## Recorded data
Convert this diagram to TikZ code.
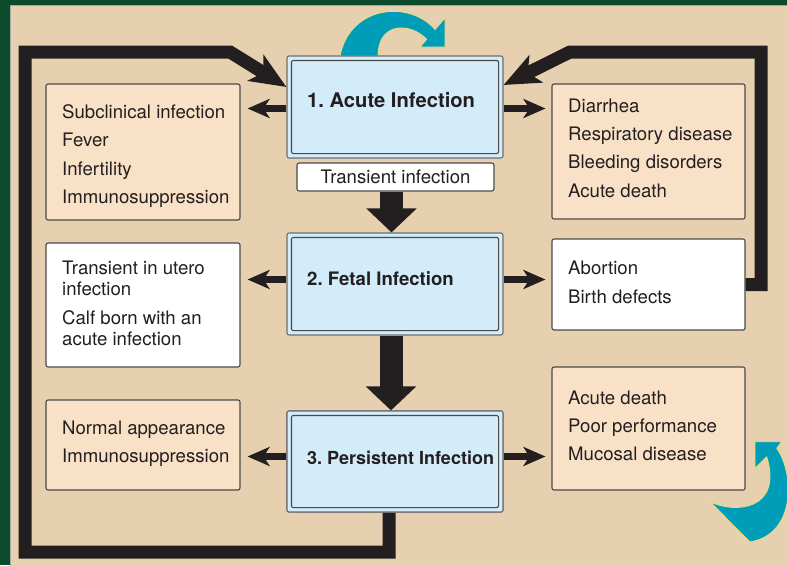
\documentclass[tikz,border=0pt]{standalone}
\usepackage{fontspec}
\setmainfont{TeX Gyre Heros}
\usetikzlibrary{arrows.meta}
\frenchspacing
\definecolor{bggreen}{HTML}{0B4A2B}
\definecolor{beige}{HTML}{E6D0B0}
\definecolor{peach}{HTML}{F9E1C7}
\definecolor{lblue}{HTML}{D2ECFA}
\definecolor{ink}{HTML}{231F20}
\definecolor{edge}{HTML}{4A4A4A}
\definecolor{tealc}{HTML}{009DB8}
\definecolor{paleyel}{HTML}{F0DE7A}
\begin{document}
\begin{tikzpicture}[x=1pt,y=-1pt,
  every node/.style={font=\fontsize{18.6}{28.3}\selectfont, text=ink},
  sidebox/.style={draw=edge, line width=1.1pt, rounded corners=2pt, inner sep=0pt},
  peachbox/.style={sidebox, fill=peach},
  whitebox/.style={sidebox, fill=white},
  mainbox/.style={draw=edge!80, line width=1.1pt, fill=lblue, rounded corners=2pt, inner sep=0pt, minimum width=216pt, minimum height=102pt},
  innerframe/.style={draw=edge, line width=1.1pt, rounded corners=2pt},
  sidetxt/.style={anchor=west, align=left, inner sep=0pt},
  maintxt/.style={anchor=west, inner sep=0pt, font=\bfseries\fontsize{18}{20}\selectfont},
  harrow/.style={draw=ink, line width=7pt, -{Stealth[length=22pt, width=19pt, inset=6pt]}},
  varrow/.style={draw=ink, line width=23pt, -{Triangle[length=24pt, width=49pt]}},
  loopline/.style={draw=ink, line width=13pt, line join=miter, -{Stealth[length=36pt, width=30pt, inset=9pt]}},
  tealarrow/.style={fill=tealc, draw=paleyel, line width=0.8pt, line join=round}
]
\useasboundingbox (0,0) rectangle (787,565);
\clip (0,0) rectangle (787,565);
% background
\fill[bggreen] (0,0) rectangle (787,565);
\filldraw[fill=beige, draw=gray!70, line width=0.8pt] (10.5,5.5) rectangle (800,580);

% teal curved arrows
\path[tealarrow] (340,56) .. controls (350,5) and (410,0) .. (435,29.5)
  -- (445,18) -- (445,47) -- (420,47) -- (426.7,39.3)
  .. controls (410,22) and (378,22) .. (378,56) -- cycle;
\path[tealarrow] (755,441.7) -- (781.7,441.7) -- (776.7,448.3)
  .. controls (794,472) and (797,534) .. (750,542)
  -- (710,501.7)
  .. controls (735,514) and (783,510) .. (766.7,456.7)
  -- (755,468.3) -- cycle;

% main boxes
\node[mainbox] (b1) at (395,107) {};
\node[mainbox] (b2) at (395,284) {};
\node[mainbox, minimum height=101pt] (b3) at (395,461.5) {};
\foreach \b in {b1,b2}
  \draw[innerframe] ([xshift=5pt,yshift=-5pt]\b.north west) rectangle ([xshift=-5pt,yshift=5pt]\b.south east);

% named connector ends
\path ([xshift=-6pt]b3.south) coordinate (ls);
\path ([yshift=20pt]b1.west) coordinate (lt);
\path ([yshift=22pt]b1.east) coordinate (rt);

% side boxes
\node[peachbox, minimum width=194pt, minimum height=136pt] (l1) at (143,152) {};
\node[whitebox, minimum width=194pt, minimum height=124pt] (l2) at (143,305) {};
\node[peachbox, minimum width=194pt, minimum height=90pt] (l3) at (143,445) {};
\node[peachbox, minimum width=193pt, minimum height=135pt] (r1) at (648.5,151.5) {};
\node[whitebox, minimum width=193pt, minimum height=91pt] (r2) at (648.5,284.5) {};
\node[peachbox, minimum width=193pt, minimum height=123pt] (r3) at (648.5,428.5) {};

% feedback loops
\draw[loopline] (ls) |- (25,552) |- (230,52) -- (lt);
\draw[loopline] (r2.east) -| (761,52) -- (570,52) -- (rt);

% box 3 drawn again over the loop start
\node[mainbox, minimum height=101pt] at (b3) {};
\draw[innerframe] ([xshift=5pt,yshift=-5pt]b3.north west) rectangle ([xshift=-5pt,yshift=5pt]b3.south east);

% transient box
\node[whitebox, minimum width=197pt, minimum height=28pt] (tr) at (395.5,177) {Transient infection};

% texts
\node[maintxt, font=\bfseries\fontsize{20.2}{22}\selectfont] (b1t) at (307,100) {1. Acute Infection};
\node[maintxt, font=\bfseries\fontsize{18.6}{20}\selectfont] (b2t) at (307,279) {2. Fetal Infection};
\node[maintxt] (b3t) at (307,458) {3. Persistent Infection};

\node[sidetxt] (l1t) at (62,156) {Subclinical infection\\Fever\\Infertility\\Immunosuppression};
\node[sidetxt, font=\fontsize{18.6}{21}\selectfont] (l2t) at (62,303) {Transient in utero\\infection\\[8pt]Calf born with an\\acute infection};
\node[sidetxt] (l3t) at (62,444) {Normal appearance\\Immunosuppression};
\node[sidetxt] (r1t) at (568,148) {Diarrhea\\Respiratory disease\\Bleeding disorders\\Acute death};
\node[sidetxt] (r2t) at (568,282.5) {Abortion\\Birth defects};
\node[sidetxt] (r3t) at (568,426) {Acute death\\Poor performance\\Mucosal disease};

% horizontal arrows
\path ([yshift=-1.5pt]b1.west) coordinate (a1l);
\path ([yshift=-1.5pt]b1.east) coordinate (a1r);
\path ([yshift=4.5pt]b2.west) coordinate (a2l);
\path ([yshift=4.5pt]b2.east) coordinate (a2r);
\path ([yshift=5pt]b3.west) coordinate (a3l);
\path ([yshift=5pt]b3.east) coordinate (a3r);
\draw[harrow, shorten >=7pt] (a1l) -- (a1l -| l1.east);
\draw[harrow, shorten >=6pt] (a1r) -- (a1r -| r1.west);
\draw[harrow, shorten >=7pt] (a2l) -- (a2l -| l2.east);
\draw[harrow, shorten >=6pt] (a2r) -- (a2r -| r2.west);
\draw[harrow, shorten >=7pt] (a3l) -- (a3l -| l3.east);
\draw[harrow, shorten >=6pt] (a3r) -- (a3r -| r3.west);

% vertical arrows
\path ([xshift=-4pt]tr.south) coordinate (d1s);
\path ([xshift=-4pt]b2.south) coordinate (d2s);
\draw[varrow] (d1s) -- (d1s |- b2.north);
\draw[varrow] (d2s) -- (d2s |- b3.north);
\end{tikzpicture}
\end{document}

## Stated problem
Without including any picture, repeat the data exactly.

## Complete response
Convert this diagram to TikZ code.
\documentclass[tikz,border=0pt]{standalone}
\usepackage{fontspec}
\setmainfont{TeX Gyre Heros}
\usetikzlibrary{arrows.meta}
\frenchspacing
\definecolor{bggreen}{HTML}{0B4A2B}
\definecolor{beige}{HTML}{E6D0B0}
\definecolor{peach}{HTML}{F9E1C7}
\definecolor{lblue}{HTML}{D2ECFA}
\definecolor{ink}{HTML}{231F20}
\definecolor{edge}{HTML}{4A4A4A}
\definecolor{tealc}{HTML}{009DB8}
\definecolor{paleyel}{HTML}{F0DE7A}
\begin{document}
\begin{tikzpicture}[x=1pt,y=-1pt,
  every node/.style={font=\fontsize{18.6}{28.3}\selectfont, text=ink},
  sidebox/.style={draw=edge, line width=1.1pt, rounded corners=2pt, inner sep=0pt},
  peachbox/.style={sidebox, fill=peach},
  whitebox/.style={sidebox, fill=white},
  mainbox/.style={draw=edge!80, line width=1.1pt, fill=lblue, rounded corners=2pt, inner sep=0pt, minimum width=216pt, minimum height=102pt},
  innerframe/.style={draw=edge, line width=1.1pt, rounded corners=2pt},
  sidetxt/.style={anchor=west, align=left, inner sep=0pt},
  maintxt/.style={anchor=west, inner sep=0pt, font=\bfseries\fontsize{18}{20}\selectfont},
  harrow/.style={draw=ink, line width=7pt, -{Stealth[length=22pt, width=19pt, inset=6pt]}},
  varrow/.style={draw=ink, line width=23pt, -{Triangle[length=24pt, width=49pt]}},
  loopline/.style={draw=ink, line width=13pt, line join=miter, -{Stealth[length=36pt, width=30pt, inset=9pt]}},
  tealarrow/.style={fill=tealc, draw=paleyel, line width=0.8pt, line join=round}
]
\useasboundingbox (0,0) rectangle (787,565);
\clip (0,0) rectangle (787,565);
% background
\fill[bggreen] (0,0) rectangle (787,565);
\filldraw[fill=beige, draw=gray!70, line width=0.8pt] (10.5,5.5) rectangle (800,580);

% teal curved arrows
\path[tealarrow] (340,56) .. controls (350,5) and (410,0) .. (435,29.5)
  -- (445,18) -- (445,47) -- (420,47) -- (426.7,39.3)
  .. controls (410,22) and (378,22) .. (378,56) -- cycle;
\path[tealarrow] (755,441.7) -- (781.7,441.7) -- (776.7,448.3)
  .. controls (794,472) and (797,534) .. (750,542)
  -- (710,501.7)
  .. controls (735,514) and (783,510) .. (766.7,456.7)
  -- (755,468.3) -- cycle;

% main boxes
\node[mainbox] (b1) at (395,107) {};
\node[mainbox] (b2) at (395,284) {};
\node[mainbox, minimum height=101pt] (b3) at (395,461.5) {};
\foreach \b in {b1,b2}
  \draw[innerframe] ([xshift=5pt,yshift=-5pt]\b.north west) rectangle ([xshift=-5pt,yshift=5pt]\b.south east);

% named connector ends
\path ([xshift=-6pt]b3.south) coordinate (ls);
\path ([yshift=20pt]b1.west) coordinate (lt);
\path ([yshift=22pt]b1.east) coordinate (rt);

% side boxes
\node[peachbox, minimum width=194pt, minimum height=136pt] (l1) at (143,152) {};
\node[whitebox, minimum width=194pt, minimum height=124pt] (l2) at (143,305) {};
\node[peachbox, minimum width=194pt, minimum height=90pt] (l3) at (143,445) {};
\node[peachbox, minimum width=193pt, minimum height=135pt] (r1) at (648.5,151.5) {};
\node[whitebox, minimum width=193pt, minimum height=91pt] (r2) at (648.5,284.5) {};
\node[peachbox, minimum width=193pt, minimum height=123pt] (r3) at (648.5,428.5) {};

% feedback loops
\draw[loopline] (ls) |- (25,552) |- (230,52) -- (lt);
\draw[loopline] (r2.east) -| (761,52) -- (570,52) -- (rt);

% box 3 drawn again over the loop start
\node[mainbox, minimum height=101pt] at (b3) {};
\draw[innerframe] ([xshift=5pt,yshift=-5pt]b3.north west) rectangle ([xshift=-5pt,yshift=5pt]b3.south east);

% transient box
\node[whitebox, minimum width=197pt, minimum height=28pt] (tr) at (395.5,177) {Transient infection};

% texts
\node[maintxt, font=\bfseries\fontsize{20.2}{22}\selectfont] (b1t) at (307,100) {1. Acute Infection};
\node[maintxt, font=\bfseries\fontsize{18.6}{20}\selectfont] (b2t) at (307,279) {2. Fetal Infection};
\node[maintxt] (b3t) at (307,458) {3. Persistent Infection};

\node[sidetxt] (l1t) at (62,156) {Subclinical infection\\Fever\\Infertility\\Immunosuppression};
\node[sidetxt, font=\fontsize{18.6}{21}\selectfont] (l2t) at (62,303) {Transient in utero\\infection\\[8pt]Calf born with an\\acute infection};
\node[sidetxt] (l3t) at (62,444) {Normal appearance\\Immunosuppression};
\node[sidetxt] (r1t) at (568,148) {Diarrhea\\Respiratory disease\\Bleeding disorders\\Acute death};
\node[sidetxt] (r2t) at (568,282.5) {Abortion\\Birth defects};
\node[sidetxt] (r3t) at (568,426) {Acute death\\Poor performance\\Mucosal disease};

% horizontal arrows
\path ([yshift=-1.5pt]b1.west) coordinate (a1l);
\path ([yshift=-1.5pt]b1.east) coordinate (a1r);
\path ([yshift=4.5pt]b2.west) coordinate (a2l);
\path ([yshift=4.5pt]b2.east) coordinate (a2r);
\path ([yshift=5pt]b3.west) coordinate (a3l);
\path ([yshift=5pt]b3.east) coordinate (a3r);
\draw[harrow, shorten >=7pt] (a1l) -- (a1l -| l1.east);
\draw[harrow, shorten >=6pt] (a1r) -- (a1r -| r1.west);
\draw[harrow, shorten >=7pt] (a2l) -- (a2l -| l2.east);
\draw[harrow, shorten >=6pt] (a2r) -- (a2r -| r2.west);
\draw[harrow, shorten >=7pt] (a3l) -- (a3l -| l3.east);
\draw[harrow, shorten >=6pt] (a3r) -- (a3r -| r3.west);

% vertical arrows
\path ([xshift=-4pt]tr.south) coordinate (d1s);
\path ([xshift=-4pt]b2.south) coordinate (d2s);
\draw[varrow] (d1s) -- (d1s |- b2.north);
\draw[varrow] (d2s) -- (d2s |- b3.north);
\end{tikzpicture}
\end{document}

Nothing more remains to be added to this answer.